■ Given problem
Restate the data word for word and leave the images out.

*-*-*

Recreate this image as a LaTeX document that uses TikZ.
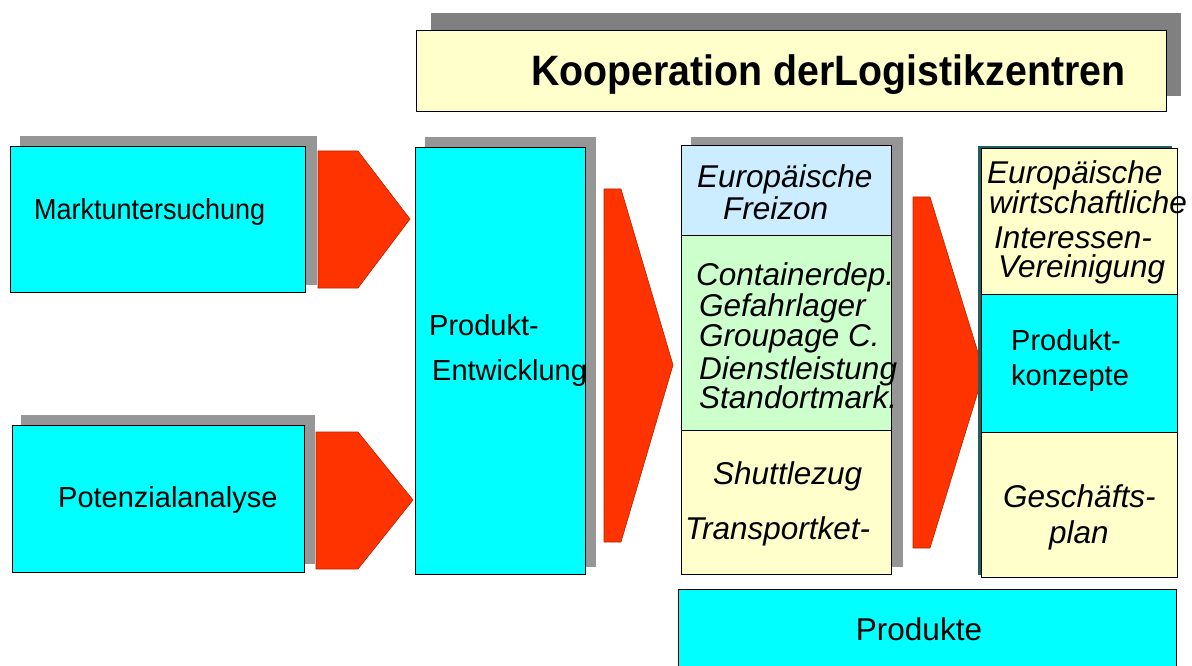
\documentclass[tikz,border=0pt]{standalone}
\usepackage{fontspec}
\setmainfont{Liberation Sans}
\definecolor{cyanbox}{HTML}{00FFFF}
\definecolor{arrowred}{HTML}{FF3300}
\definecolor{shadowgray}{HTML}{969696}
\definecolor{titlegray}{HTML}{808080}
\definecolor{lightyellow}{HTML}{FFFFCC}
\definecolor{lightblue}{HTML}{CCECFF}
\definecolor{lightgreen}{HTML}{CCFFCC}
\definecolor{darkteal}{HTML}{1F5F5F}
\tikzset{
  sh/.style={fill=shadowgray, draw=none},
  bx/.style={draw=black, line width=1pt},
  arr/.style={fill=arrowred, draw=arrowred!70!black, line width=0.6pt, line join=miter},
  txt/.style={inner sep=0pt, anchor=base west, font=\fontsize{29}{31}\selectfont},
  itx/.style={inner sep=0pt, anchor=base west, font=\fontsize{31.5}{33}\selectfont\itshape},
}
\begin{document}
\begin{tikzpicture}[x=1pt,y=-1pt]
\useasboundingbox (0,0) rectangle (1192,666);
\clip (0,0) rectangle (1192,666);
% title
\fill[titlegray] (431,13) rectangle (1181,96);
\node[bx, fill=lightyellow, minimum width=750pt, minimum height=81pt, anchor=north west, inner sep=0pt] (titlebox) at (416,30) {};
\node[inner sep=0pt, anchor=base west, font=\fontsize{42.5}{44}\selectfont\bfseries] (titletext) at (531,86) {\scalebox{0.925}[1]{Kooperation derLogistikzentren}};
% Marktuntersuchung
\fill[sh] (20,136) rectangle (317,285);
\node[bx, fill=cyanbox, minimum width=295pt, minimum height=146pt, anchor=north west, inner sep=0pt] (markt) at (10,146) {};
\node[txt] (markttext) at (34,219) {\scalebox{0.93}[1]{Marktuntersuchung}};
% Potenzialanalyse
\fill[sh] (21,415) rectangle (315,564);
\node[bx, fill=cyanbox, minimum width=292pt, minimum height=147pt, anchor=north west, inner sep=0pt] (potenz) at (12,425) {};
\node[txt] (potenztext) at (58,507) {Potenzialanalyse};
% arrows left
\draw[arr] (318,151) -- (358,151) -- (410,219) -- (358,288) -- (318,288) -- cycle;
\draw[arr] (316,432) -- (358,432) -- (413,500) -- (358,569) -- (316,569) -- cycle;
% Produkt-Entwicklung
\fill[sh] (425,137) rectangle (596,567);
\node[bx, fill=cyanbox, minimum width=170pt, minimum height=427pt, anchor=north west, inner sep=0pt] (entw) at (415,147) {};
\node[txt] (entw1) at (429,335) {Produkt-};
\node[txt] (entw2) at (432,380) {Entwicklung};
% arrow 3
\draw[arr] (604,189) -- (621,189) -- (673,365) -- (621,542) -- (604,542) -- cycle;
% middle column
\fill[sh] (691,137) rectangle (903,567);
\node[bx, fill=lightblue, minimum width=210pt, minimum height=90pt, anchor=north west, inner sep=0pt] (freizone) at (681,145) {};
\node[bx, fill=lightgreen, minimum width=210pt, minimum height=195pt, anchor=north west, inner sep=0pt] (dienste) at (681,235) {};
\node[bx, fill=lightyellow, minimum width=210pt, minimum height=144pt, anchor=north west, inner sep=0pt] (shuttle) at (681,430) {};
\node[itx] (m1) at (697,188) {Europäische};
\node[itx] (m2) at (723,219) {Freizon};
\node[itx] (m3) at (696,285) {Containerdep.};
\node[itx] (m4) at (699,316) {Gefahrlager};
\node[itx] (m5) at (699,346) {Groupage C.};
\node[itx] (m6) at (699,379) {Dienstleistung};
\node[itx] (m7) at (699,408) {Standortmark.};
\node[itx] (m8) at (713,484) {Shuttlezug};
\node[itx] (m9) at (685,539) {Transportket-};
% arrow 4
\draw[arr] (913,197) -- (930,197) -- (984,372) -- (930,548) -- (913,548) -- cycle;
% right column
\fill[darkteal] (978,146) rectangle (1172,575);
\node[bx, fill=lightyellow, minimum width=196pt, minimum height=146pt, anchor=north west, inner sep=0pt] (ewiv) at (981,148) {};
\node[bx, fill=cyanbox, minimum width=196pt, minimum height=138pt, anchor=north west, inner sep=0pt] (konz) at (981,294) {};
\node[bx, fill=lightyellow, minimum width=196pt, minimum height=145pt, anchor=north west, inner sep=0pt] (gplan) at (981,432) {};
\node[itx] (r1) at (987,183) {Europäische};
\node[itx] (r2) at (989,213) {wirtschaftliche};
\node[itx] (r3) at (994,248) {Interessen-};
\node[itx] (r4) at (998,277) {Vereinigung};
\node[txt] (r5) at (1011,350) {Produkt-};
\node[txt] (r6) at (1011,385) {konzepte};
\node[itx] (r7) at (1003,507) {Geschäfts-};
\node[itx] (r8) at (1049,543) {plan};
% Produkte
\node[bx, fill=cyanbox, minimum width=498pt, minimum height=100pt, anchor=north west, inner sep=0pt] (produkte) at (678,589) {};
\node[inner sep=0pt, anchor=base, font=\fontsize{31.5}{33}\selectfont] (produktetext) at (919,640) {Produkte};
\end{tikzpicture}
\end{document}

*-*-*

■ Solution to the problem
Recreate this image as a LaTeX document that uses TikZ.
\documentclass[tikz,border=0pt]{standalone}
\usepackage{fontspec}
\setmainfont{Liberation Sans}
\definecolor{cyanbox}{HTML}{00FFFF}
\definecolor{arrowred}{HTML}{FF3300}
\definecolor{shadowgray}{HTML}{969696}
\definecolor{titlegray}{HTML}{808080}
\definecolor{lightyellow}{HTML}{FFFFCC}
\definecolor{lightblue}{HTML}{CCECFF}
\definecolor{lightgreen}{HTML}{CCFFCC}
\definecolor{darkteal}{HTML}{1F5F5F}
\tikzset{
  sh/.style={fill=shadowgray, draw=none},
  bx/.style={draw=black, line width=1pt},
  arr/.style={fill=arrowred, draw=arrowred!70!black, line width=0.6pt, line join=miter},
  txt/.style={inner sep=0pt, anchor=base west, font=\fontsize{29}{31}\selectfont},
  itx/.style={inner sep=0pt, anchor=base west, font=\fontsize{31.5}{33}\selectfont\itshape},
}
\begin{document}
\begin{tikzpicture}[x=1pt,y=-1pt]
\useasboundingbox (0,0) rectangle (1192,666);
\clip (0,0) rectangle (1192,666);
% title
\fill[titlegray] (431,13) rectangle (1181,96);
\node[bx, fill=lightyellow, minimum width=750pt, minimum height=81pt, anchor=north west, inner sep=0pt] (titlebox) at (416,30) {};
\node[inner sep=0pt, anchor=base west, font=\fontsize{42.5}{44}\selectfont\bfseries] (titletext) at (531,86) {\scalebox{0.925}[1]{Kooperation derLogistikzentren}};
% Marktuntersuchung
\fill[sh] (20,136) rectangle (317,285);
\node[bx, fill=cyanbox, minimum width=295pt, minimum height=146pt, anchor=north west, inner sep=0pt] (markt) at (10,146) {};
\node[txt] (markttext) at (34,219) {\scalebox{0.93}[1]{Marktuntersuchung}};
% Potenzialanalyse
\fill[sh] (21,415) rectangle (315,564);
\node[bx, fill=cyanbox, minimum width=292pt, minimum height=147pt, anchor=north west, inner sep=0pt] (potenz) at (12,425) {};
\node[txt] (potenztext) at (58,507) {Potenzialanalyse};
% arrows left
\draw[arr] (318,151) -- (358,151) -- (410,219) -- (358,288) -- (318,288) -- cycle;
\draw[arr] (316,432) -- (358,432) -- (413,500) -- (358,569) -- (316,569) -- cycle;
% Produkt-Entwicklung
\fill[sh] (425,137) rectangle (596,567);
\node[bx, fill=cyanbox, minimum width=170pt, minimum height=427pt, anchor=north west, inner sep=0pt] (entw) at (415,147) {};
\node[txt] (entw1) at (429,335) {Produkt-};
\node[txt] (entw2) at (432,380) {Entwicklung};
% arrow 3
\draw[arr] (604,189) -- (621,189) -- (673,365) -- (621,542) -- (604,542) -- cycle;
% middle column
\fill[sh] (691,137) rectangle (903,567);
\node[bx, fill=lightblue, minimum width=210pt, minimum height=90pt, anchor=north west, inner sep=0pt] (freizone) at (681,145) {};
\node[bx, fill=lightgreen, minimum width=210pt, minimum height=195pt, anchor=north west, inner sep=0pt] (dienste) at (681,235) {};
\node[bx, fill=lightyellow, minimum width=210pt, minimum height=144pt, anchor=north west, inner sep=0pt] (shuttle) at (681,430) {};
\node[itx] (m1) at (697,188) {Europäische};
\node[itx] (m2) at (723,219) {Freizon};
\node[itx] (m3) at (696,285) {Containerdep.};
\node[itx] (m4) at (699,316) {Gefahrlager};
\node[itx] (m5) at (699,346) {Groupage C.};
\node[itx] (m6) at (699,379) {Dienstleistung};
\node[itx] (m7) at (699,408) {Standortmark.};
\node[itx] (m8) at (713,484) {Shuttlezug};
\node[itx] (m9) at (685,539) {Transportket-};
% arrow 4
\draw[arr] (913,197) -- (930,197) -- (984,372) -- (930,548) -- (913,548) -- cycle;
% right column
\fill[darkteal] (978,146) rectangle (1172,575);
\node[bx, fill=lightyellow, minimum width=196pt, minimum height=146pt, anchor=north west, inner sep=0pt] (ewiv) at (981,148) {};
\node[bx, fill=cyanbox, minimum width=196pt, minimum height=138pt, anchor=north west, inner sep=0pt] (konz) at (981,294) {};
\node[bx, fill=lightyellow, minimum width=196pt, minimum height=145pt, anchor=north west, inner sep=0pt] (gplan) at (981,432) {};
\node[itx] (r1) at (987,183) {Europäische};
\node[itx] (r2) at (989,213) {wirtschaftliche};
\node[itx] (r3) at (994,248) {Interessen-};
\node[itx] (r4) at (998,277) {Vereinigung};
\node[txt] (r5) at (1011,350) {Produkt-};
\node[txt] (r6) at (1011,385) {konzepte};
\node[itx] (r7) at (1003,507) {Geschäfts-};
\node[itx] (r8) at (1049,543) {plan};
% Produkte
\node[bx, fill=cyanbox, minimum width=498pt, minimum height=100pt, anchor=north west, inner sep=0pt] (produkte) at (678,589) {};
\node[inner sep=0pt, anchor=base, font=\fontsize{31.5}{33}\selectfont] (produktetext) at (919,640) {Produkte};
\end{tikzpicture}
\end{document}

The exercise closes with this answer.